Sometimes an artist is defined less by what she does than what she chooses not to do.
If there’s a career philosophy in this period of multi-platform media and all-publicity-is-good-publicity cross-promotion, it’s that an artist – especially a new one – needs to be everywhere all the time. The big break could come from anywhere. After all, what if the thing you turn down turns out to be the thing that would have transformed you into a star?
So what does one make of 21 year old Sinead Burgess, who had an entire album ready for release when she decided that it wasn’t representative enough? What sort of young artist gets selected for a high-profile television show, and then turns it down in favour of sweaty gigs and road hours, supplementing her living expenses by packing boxes at a warehouse? An artist with an unusually sophisticated sense of who she is, that’s what.
Maybe that resilience comes from a childhood spent on the Queensland coast, far from the big city lights.
“I grew up in Beachmere, a blink-and-you’ll-miss-town town on the outskirts of Caboolture,” she explains. “It’s a really sleepy little town, not a lot of people there – I went to a 300 population primary school, then to a 1500 population high school – and that was a huge change for me. I thought that was so big, and now I’m in Sydney!”
Her parents recognised her musical talents early. “I had a little musical telephone that I liked to play on. I started making songs and my parents went ‘Oh, OK, that’s interesting; we should buy her a little keyboard’. So eventually that little keyboard moved up to a big one, and that eventually moved up to the old upright piano. I was just glued to it from a very young age, always singing, always writing songs.”
She’s not kidding about the song writing either. “My first documented song was when I was five.

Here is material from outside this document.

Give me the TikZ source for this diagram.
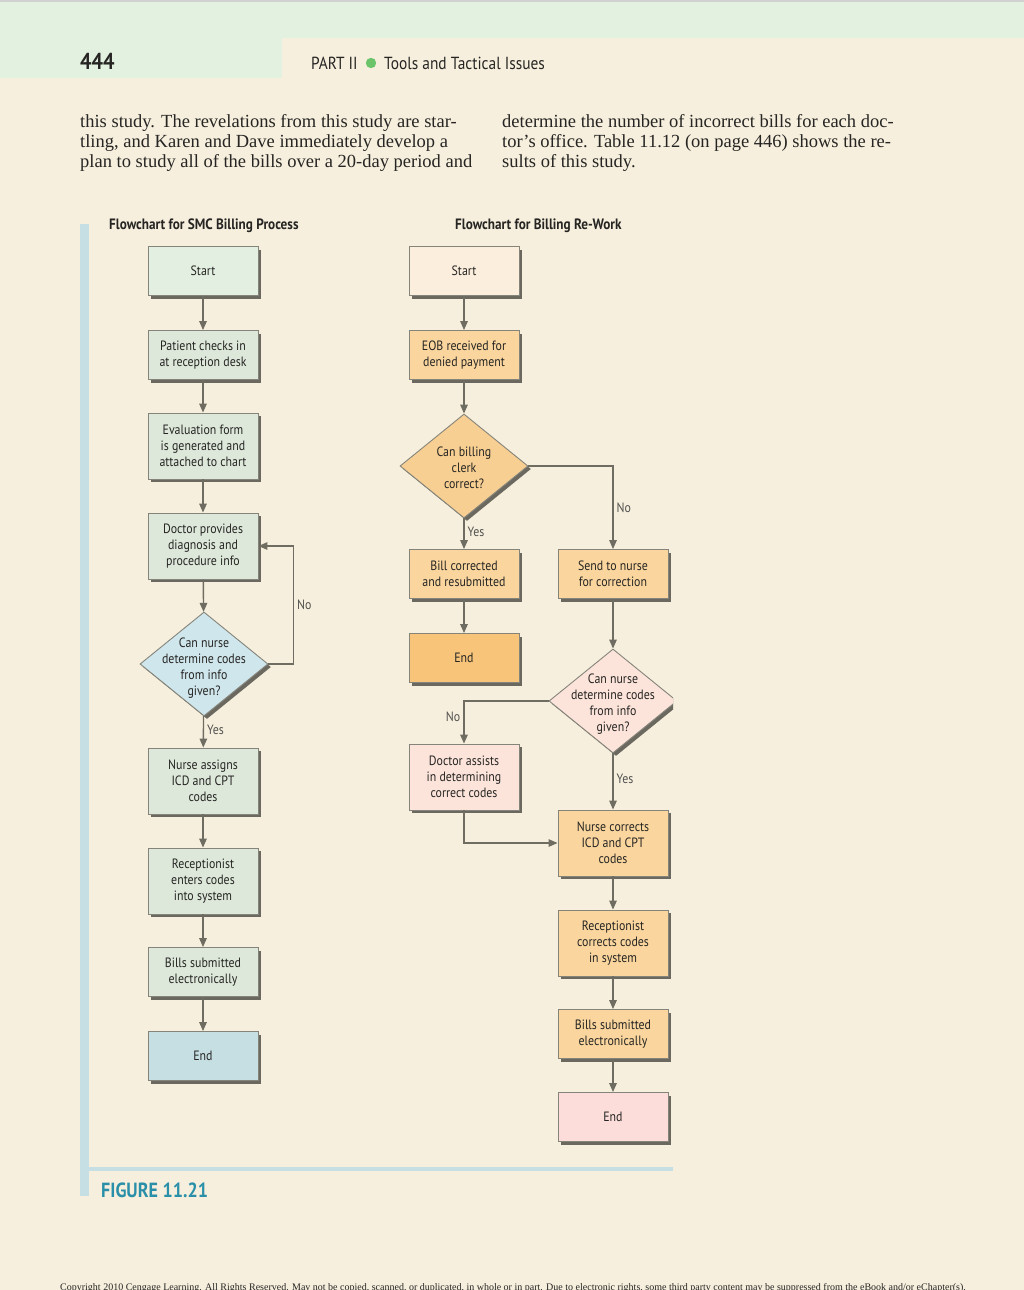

It went ‘Mum loves dad, ooh-ooh-ooh / Dad loves mum too-ooh-ooh / you like my song, don’t you?’” she laughs. “I wrote it in a little book in crayon and I have it framed beside my piano. It’s a good thing for me to look at, just to go ‘OK, the five-year-old you loved writing songs, don’t ever forget that.’”
However, the next phase of her musical life was to have enormous consequences for the precocious thirteen year old. “There was a music festival in Caboolture and my mum said ‘hey, you love to sing, and here’s a chance to play with a band – I’ll put you in for the talent quest, if you like; if not, all good’. It was a chance to perform so I decided to go into it.”

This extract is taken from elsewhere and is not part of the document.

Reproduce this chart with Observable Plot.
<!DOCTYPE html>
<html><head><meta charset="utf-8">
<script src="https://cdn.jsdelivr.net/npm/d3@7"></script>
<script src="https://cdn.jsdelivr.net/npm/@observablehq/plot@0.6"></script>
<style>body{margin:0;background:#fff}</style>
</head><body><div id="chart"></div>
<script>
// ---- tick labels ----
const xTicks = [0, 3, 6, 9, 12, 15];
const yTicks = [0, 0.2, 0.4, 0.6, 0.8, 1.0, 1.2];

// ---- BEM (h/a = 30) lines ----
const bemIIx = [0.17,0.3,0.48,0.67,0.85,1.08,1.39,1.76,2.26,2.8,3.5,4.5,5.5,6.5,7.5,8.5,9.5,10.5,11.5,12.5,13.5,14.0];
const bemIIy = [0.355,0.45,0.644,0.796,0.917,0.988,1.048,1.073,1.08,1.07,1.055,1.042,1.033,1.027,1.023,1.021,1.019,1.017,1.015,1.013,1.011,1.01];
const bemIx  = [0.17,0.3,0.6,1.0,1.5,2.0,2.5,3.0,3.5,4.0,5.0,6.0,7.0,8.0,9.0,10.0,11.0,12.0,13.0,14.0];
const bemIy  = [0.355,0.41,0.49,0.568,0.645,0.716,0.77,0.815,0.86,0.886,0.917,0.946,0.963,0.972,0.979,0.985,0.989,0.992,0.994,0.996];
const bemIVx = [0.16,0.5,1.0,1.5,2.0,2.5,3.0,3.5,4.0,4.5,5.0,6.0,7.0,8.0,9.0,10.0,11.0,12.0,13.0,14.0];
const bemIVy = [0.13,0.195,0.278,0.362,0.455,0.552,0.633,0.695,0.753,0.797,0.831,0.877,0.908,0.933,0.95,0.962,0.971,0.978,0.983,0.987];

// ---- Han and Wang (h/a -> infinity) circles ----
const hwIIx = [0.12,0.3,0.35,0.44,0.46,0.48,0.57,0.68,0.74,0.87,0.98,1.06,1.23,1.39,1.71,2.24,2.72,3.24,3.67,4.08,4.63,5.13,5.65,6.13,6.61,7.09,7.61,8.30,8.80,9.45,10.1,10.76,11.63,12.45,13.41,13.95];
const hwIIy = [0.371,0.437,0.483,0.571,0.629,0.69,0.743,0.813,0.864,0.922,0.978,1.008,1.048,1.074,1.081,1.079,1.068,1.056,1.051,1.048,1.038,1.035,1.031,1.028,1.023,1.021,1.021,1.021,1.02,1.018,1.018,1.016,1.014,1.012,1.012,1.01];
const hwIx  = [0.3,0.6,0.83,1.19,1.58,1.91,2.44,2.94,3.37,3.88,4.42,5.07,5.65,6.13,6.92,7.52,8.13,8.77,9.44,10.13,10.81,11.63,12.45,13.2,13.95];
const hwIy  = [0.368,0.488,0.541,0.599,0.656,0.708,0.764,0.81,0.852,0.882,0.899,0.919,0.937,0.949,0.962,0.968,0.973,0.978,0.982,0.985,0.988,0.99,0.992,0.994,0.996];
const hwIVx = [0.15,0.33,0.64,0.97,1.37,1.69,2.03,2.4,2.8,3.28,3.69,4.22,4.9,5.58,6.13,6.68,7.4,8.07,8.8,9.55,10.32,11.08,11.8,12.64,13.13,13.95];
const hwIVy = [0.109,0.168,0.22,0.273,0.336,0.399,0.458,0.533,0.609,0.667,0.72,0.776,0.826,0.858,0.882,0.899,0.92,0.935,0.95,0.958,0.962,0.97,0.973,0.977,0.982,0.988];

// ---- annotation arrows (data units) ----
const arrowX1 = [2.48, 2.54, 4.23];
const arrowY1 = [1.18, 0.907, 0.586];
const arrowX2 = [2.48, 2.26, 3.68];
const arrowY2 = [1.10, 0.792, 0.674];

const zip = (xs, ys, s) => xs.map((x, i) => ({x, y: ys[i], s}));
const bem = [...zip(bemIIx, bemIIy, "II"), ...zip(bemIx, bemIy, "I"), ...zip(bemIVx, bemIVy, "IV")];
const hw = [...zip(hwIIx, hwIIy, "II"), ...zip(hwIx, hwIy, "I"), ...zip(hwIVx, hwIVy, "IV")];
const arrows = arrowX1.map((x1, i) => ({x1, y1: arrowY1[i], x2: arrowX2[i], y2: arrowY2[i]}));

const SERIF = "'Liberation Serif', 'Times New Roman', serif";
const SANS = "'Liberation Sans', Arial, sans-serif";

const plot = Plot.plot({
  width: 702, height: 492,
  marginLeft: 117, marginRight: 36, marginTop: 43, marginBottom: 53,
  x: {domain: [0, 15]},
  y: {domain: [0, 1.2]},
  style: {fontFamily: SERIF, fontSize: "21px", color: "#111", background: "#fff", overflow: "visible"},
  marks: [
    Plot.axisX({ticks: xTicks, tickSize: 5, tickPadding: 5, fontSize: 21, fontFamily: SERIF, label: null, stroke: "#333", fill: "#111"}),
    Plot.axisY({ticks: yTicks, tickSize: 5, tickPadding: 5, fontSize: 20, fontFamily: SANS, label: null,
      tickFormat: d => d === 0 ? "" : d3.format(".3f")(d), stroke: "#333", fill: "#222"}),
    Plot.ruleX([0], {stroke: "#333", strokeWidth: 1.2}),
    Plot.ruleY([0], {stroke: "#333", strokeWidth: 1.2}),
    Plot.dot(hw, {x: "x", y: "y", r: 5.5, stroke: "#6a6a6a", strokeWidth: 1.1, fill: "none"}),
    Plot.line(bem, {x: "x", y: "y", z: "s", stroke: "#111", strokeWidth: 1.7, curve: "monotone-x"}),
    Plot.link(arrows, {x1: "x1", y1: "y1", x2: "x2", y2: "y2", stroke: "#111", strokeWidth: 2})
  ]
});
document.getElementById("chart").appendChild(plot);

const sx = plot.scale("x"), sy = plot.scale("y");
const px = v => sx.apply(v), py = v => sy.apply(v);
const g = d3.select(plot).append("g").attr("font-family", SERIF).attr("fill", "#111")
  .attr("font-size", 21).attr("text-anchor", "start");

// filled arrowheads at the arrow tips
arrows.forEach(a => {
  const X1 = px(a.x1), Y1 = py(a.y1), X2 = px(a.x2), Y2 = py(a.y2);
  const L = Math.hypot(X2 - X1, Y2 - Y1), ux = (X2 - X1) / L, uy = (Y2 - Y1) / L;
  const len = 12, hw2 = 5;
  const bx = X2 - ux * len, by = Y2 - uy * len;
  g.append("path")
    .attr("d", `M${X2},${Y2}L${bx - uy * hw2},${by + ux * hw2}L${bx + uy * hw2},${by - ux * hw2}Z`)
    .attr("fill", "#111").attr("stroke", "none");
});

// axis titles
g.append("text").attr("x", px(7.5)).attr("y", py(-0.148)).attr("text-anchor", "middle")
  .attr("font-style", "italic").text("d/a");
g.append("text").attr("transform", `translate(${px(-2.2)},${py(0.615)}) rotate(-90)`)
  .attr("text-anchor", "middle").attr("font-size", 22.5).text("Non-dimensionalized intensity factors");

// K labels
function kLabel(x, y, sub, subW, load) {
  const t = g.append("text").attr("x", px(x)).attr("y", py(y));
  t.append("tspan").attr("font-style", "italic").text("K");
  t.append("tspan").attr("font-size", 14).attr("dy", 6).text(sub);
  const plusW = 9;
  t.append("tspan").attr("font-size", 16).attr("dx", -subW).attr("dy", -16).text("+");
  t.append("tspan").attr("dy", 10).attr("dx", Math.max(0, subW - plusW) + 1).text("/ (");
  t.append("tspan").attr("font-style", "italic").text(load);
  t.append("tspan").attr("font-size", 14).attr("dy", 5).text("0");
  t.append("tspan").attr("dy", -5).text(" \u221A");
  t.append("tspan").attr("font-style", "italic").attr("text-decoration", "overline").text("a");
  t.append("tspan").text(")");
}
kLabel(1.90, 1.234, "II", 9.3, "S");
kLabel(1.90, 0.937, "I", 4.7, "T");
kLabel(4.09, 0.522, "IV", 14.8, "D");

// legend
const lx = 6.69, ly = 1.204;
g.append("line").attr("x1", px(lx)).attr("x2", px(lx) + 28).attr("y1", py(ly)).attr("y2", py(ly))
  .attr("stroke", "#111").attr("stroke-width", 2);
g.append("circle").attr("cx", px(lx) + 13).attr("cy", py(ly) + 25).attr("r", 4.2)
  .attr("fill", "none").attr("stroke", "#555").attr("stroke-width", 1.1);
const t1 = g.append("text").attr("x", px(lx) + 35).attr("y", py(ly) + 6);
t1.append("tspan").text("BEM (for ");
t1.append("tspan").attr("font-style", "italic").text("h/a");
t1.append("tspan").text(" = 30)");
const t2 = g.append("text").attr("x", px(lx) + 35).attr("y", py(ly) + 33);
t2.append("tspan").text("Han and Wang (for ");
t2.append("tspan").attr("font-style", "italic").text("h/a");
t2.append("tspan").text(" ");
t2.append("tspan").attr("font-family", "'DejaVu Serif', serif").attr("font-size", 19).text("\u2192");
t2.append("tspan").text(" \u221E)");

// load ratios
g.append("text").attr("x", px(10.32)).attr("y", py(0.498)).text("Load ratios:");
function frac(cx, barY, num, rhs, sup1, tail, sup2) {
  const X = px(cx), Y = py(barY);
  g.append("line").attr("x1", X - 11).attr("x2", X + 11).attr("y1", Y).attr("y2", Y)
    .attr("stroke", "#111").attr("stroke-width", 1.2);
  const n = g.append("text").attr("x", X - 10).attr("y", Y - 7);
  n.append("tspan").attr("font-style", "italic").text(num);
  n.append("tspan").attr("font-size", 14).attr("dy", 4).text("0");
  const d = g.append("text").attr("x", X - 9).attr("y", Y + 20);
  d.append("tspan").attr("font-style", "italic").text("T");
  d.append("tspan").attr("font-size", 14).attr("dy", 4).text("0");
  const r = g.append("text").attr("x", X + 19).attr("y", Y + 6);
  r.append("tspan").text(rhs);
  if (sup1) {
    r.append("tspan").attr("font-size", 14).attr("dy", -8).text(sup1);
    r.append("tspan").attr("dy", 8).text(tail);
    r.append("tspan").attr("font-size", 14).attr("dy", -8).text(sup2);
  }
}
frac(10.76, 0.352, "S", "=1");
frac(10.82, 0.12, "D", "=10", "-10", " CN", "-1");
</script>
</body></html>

The effect was electric. “I remember all of a sudden feeling that band; the sound just hits you in the back. Up until that point I’d been playing by myself, and I actually missed the entry to the song because I was so overwhelmed by the wall of sound behind me. And from there on I was addicted.”
It didn’t take long for her to expand her musical horizons further. “I was fifteen and I saw my brothers guitar sitting in a corner – it was one of those birthday presents where he played it three times and then got bored – and I remember thinking ‘I would LOVE to be able to play that’. And when I picked it up, I literally couldn’t put it down. It just felt so right.”
Soon came writing songs and recording an album, but it turned out to be too soon and too far away musically from who she wanted to be as an artist. “I remember playing those songs to my mum on the piano and saying ‘this isn’t me, this is really scaring me: I’m going to make this record, my first introduction to the world, and it’s not me.’ So we decided I was going to go to the label and say ‘I want to make a completely new record, something more representative of me as an artist, how do you feel about that?’ And luckily they were receptive and they said ‘alright, let’s start again.’”
That’s pretty ballsy for an unknown 18 year old artist, but her convictions paid off when she was paired up with UK pop wunderkind Stuart Crichton – who has worked with the likes of Kylie, Pet Shop Boys, Bond and The Sugababes, and Brian Lee – who worked with Lady Gaga and wrote the hit “Good Times” by Owl City & Carly Rae Jepsen. If Burgess was daunted, she made the pressure work for her.
Her sessions with Crichton and Lee lead to a joint venture with Island Records and Universal, and brought forth her new single, ‘Rearview Mirror’, along with the conviction that she’d found her own voice.
And now we have Sinead Burgess, poised to be an overnight success after almost a decade of blood, sweat and hard work.